At the time, the manager of another hotel suggested this was a bad move from a customer service perspective:
“We would not [outsource housekeepers] because we want to tightly control the guest experience here and the cleanliness,’’ said managing director Jim Treadway.
Now, the city of Cambridge is taking the same view, and is taking steps to put some force behind it. In a vote more than a year in the making, the Cambridge License Commission has voted to impose a regulation prohibiting hotels from contracting out certain hotel jobs, specifically the ones that have access to guest rooms—a category that should include housekeepers.

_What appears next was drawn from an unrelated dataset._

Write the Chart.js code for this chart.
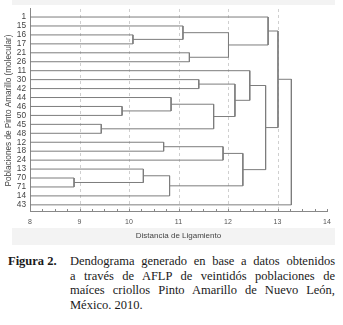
<!DOCTYPE html>
<html>
<head>
<meta charset="utf-8">
<script src="https://cdn.jsdelivr.net/npm/chart.js@4.4.1/dist/chart.umd.min.js"></script>
<style>
html,body{margin:0;padding:0;background:#fff;width:343px;height:325px;overflow:hidden}
#wrap{position:relative;width:343px;height:245px}
.cap{position:absolute;font-family:"Liberation Serif","Times New Roman",serif;font-size:12.5px;line-height:14.7px;color:#1a1a1a}
#lab{left:8px;top:254px;font-weight:bold}
#txt{left:70px;top:254px;width:265px}
#txt div{text-align:justify;text-align-last:justify;white-space:nowrap}
#txt div.last{text-align-last:left}
</style>
</head>
<body>
<div id="wrap"><canvas id="dendro" width="343" height="245"></canvas></div>
<div class="cap" id="lab">Figura 2.</div>
<div class="cap" id="txt">
  <div>Dendograma generado en base a datos obtenidos</div>
  <div>a través de AFLP de veintidós poblaciones de</div>
  <div>maíces criollos Pinto Amarillo de Nuevo León,</div>
  <div class="last">México. 2010.</div>
</div>
<script>
// leaves, top to bottom
const leaves=['1','15','16','17','21','26','11','30','42','44','46','50','45','48','12','18','24','13','70','71','14','43'];
// merges: index < 22 is a leaf, otherwise cluster made by merge (index-22)
const mergeA=[2,1,4,23,0,7,10,9,12,29,27,6,14,34,18,17,37,35,33,26,41];
const mergeB=[3,22,5,24,25,8,11,28,13,30,31,32,15,16,19,36,20,38,39,40,21];
const mergeDist=[10.08,11.09,11.22,12.01,12.81,11.41,9.86,10.85,9.44,11.71,12.14,12.44,10.70,11.90,8.89,10.29,10.82,12.30,12.76,13.01,13.28];
const xTicks=[8,9,10,11,12,13,14];

const xMin=xTicks[0], xMax=xTicks[xTicks.length-1];
const nodes=leaves.map((_,i)=>({x:xMin,y:i}));
const datasets=[];
mergeDist.forEach((d,i)=>{
  const a=nodes[mergeA[i]], b=nodes[mergeB[i]];
  datasets.push({
    data:[{x:a.x,y:a.y},{x:d,y:a.y},{x:d,y:b.y},{x:b.x,y:b.y}],
    showLine:true,borderColor:'#7d7d7d',borderWidth:1,pointRadius:0,tension:0,fill:false
  });
  nodes.push({x:d,y:(a.y+b.y)/2});
});

const frame={
  id:'frame',
  beforeDraw(chart){
    const c=chart.ctx;
    c.save();
    c.fillStyle='#f3f3f3';
    c.fillRect(12,0,323,5);
    c.fillRect(12,228,323,17);
    c.restore();
  },
  beforeDatasetsDraw(chart){
    const {ctx:c,chartArea:a,scales:{x}}=chart;
    c.save();
    c.strokeStyle='#cfcfcf'; c.lineWidth=1; c.setLineDash([3,3]);
    xTicks.slice(1,-1).forEach(v=>{
      const px=Math.round(x.getPixelForValue(v))+0.5;
      c.beginPath(); c.moveTo(px,a.top); c.lineTo(px,a.bottom); c.stroke();
    });
    c.setLineDash([]);
    c.strokeStyle='#888';
    x.ticks.forEach(t=>{
      const px=Math.round(x.getPixelForValue(t.value))+0.5;
      c.beginPath(); c.moveTo(px,a.bottom); c.lineTo(px,a.bottom-3); c.stroke();
    });
    c.restore();
  }
};

new Chart(document.getElementById('dendro'),{
  type:'scatter',
  data:{datasets},
  plugins:[frame],
  options:{
    responsive:false,animation:false,
    layout:{padding:{top:8,right:16,left:0,bottom:0}},
    plugins:{legend:{display:false},tooltip:{enabled:false}},
    scales:{
      x:{
        type:'linear',min:xMin,max:xMax,
        afterFit:s=>{s.height=33;},
        grid:{display:false,drawTicks:false},
        border:{display:true,color:'#888'},
        ticks:{stepSize:0.25,autoSkip:false,maxRotation:0,padding:6,color:'#555',
          font:{family:'"Liberation Sans", Arial, sans-serif',size:7},
          callback:v=>xTicks.includes(v)?String(v):''},
        title:{display:true,text:'Distancia de Ligamiento',color:'#444',padding:{top:0,bottom:4},
          font:{family:'"Liberation Sans", Arial, sans-serif',size:8}}
      },
      y:{
        type:'linear',reverse:true,min:-0.9,max:21.8,
        afterFit:s=>{s.width=30;},
        afterBuildTicks:s=>{s.ticks=leaves.map((_,i)=>({value:i}));},
        grid:{display:false,drawTicks:false},
        border:{display:true,color:'#888'},
        ticks:{autoSkip:false,padding:4,color:'#444',
          font:{family:'"Liberation Sans", Arial, sans-serif',size:8.3},
          callback:v=>leaves[v]},
        title:{display:true,text:'Poblaciones de Pinto Amarillo (molecular)',color:'#444',padding:{top:4,bottom:0},
          font:{family:'"Liberation Sans", Arial, sans-serif',size:8.2}}
      }
    }
  }
});
</script>
</body>
</html>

This move comes not from a labor standpoint but from a guest safety and room cleanliness one.
Unite Here Local 26 President Brian Lang calls the step "fantastic," citing both its labor and consumer aspects. "From our standpoint as an organization that represents hotel workers, and has seen contracting out like Hyatt did, in which folks who have worked 20-plus years get kicked to the curb," he says, "preventing something like that is not just good for workers themselves, but for the community."
At the same time, Lang says, of the consumer benefits of the move,
My understanding is that the City of Cambridge...determined that the best way to provide good service and a safe environment is to make sure that the organizations that have the licenses to run hotels also have the responsibility for the workers who are in the rooms.
Cambridge City Councilor Marjorie Decker, who originated the motion from the City Council to the License Commission recommending this move, notes that both Cambridge and the state of Massachusetts will not do business with Hyatt as a result of the firings, and says of the ban on outsourcing of specific jobs that:
On the one hand, it’s a private company, but a license is a privilege and they can’t operate without a license. One hotel made a decision about how to increase profits this way, and it was at the expense of the health and well-being of guests coming into our city.
But, Decker points out, the new regulation "is an affirmation of the majority of hotels that don’t do this."
The timeline on the License Commission finalizing and imposing this regulation is unclear, according to Decker. But it will be interesting to see how the Hyatt responds, to say the least.